* Given problem *
Report how many lines hold the string "chart". Give the number and nothing else.

BEGIN Data for this task

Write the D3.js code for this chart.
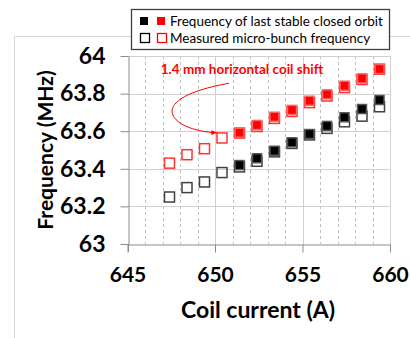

END Data for this task
BEGIN Data for this task

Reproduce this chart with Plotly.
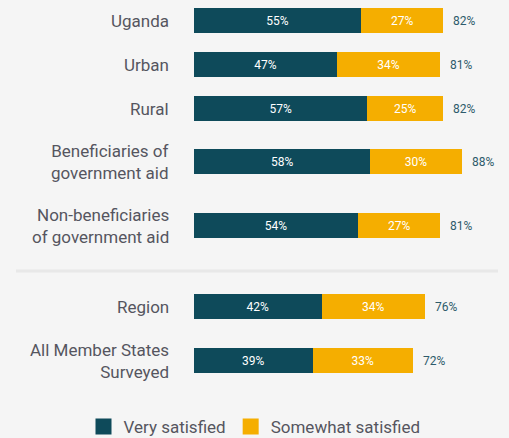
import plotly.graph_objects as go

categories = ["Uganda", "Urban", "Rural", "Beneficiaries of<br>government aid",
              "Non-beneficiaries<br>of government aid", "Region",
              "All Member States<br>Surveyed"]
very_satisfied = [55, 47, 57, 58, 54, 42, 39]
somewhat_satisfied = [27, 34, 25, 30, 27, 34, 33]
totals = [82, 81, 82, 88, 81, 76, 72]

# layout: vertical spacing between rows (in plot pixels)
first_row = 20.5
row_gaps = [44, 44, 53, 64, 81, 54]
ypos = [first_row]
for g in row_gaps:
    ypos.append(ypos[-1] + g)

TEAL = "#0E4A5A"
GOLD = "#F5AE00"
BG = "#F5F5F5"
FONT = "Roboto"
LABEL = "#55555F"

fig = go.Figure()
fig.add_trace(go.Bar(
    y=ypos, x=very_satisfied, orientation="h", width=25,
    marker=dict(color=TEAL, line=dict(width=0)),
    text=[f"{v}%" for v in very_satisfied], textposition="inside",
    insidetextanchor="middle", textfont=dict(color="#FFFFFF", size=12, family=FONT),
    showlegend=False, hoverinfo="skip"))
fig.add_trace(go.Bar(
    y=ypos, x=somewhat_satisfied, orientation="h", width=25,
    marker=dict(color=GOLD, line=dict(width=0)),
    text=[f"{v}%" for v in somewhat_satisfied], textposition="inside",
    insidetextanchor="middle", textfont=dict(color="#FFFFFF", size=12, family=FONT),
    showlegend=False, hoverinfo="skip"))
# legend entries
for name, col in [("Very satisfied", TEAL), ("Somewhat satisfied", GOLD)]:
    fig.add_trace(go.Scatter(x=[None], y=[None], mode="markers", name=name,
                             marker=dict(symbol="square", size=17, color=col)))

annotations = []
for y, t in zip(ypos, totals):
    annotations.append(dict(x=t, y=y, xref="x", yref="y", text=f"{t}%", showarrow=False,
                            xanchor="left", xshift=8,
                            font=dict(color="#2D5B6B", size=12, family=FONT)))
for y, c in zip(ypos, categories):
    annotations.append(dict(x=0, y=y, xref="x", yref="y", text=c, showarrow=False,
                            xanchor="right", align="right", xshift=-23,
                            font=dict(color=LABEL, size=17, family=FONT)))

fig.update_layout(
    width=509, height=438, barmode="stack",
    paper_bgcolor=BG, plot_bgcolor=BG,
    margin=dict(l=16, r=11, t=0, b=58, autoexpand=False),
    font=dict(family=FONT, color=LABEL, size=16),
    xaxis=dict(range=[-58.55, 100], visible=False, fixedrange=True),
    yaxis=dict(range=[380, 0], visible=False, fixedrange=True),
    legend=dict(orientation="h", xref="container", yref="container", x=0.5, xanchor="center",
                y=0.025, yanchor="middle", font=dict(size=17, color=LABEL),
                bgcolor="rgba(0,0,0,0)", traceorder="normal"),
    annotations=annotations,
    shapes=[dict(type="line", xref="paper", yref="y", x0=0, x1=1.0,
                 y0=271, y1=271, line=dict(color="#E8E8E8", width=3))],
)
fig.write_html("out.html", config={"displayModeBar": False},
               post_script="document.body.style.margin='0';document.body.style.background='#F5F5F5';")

END Data for this task

* Complete answer *
2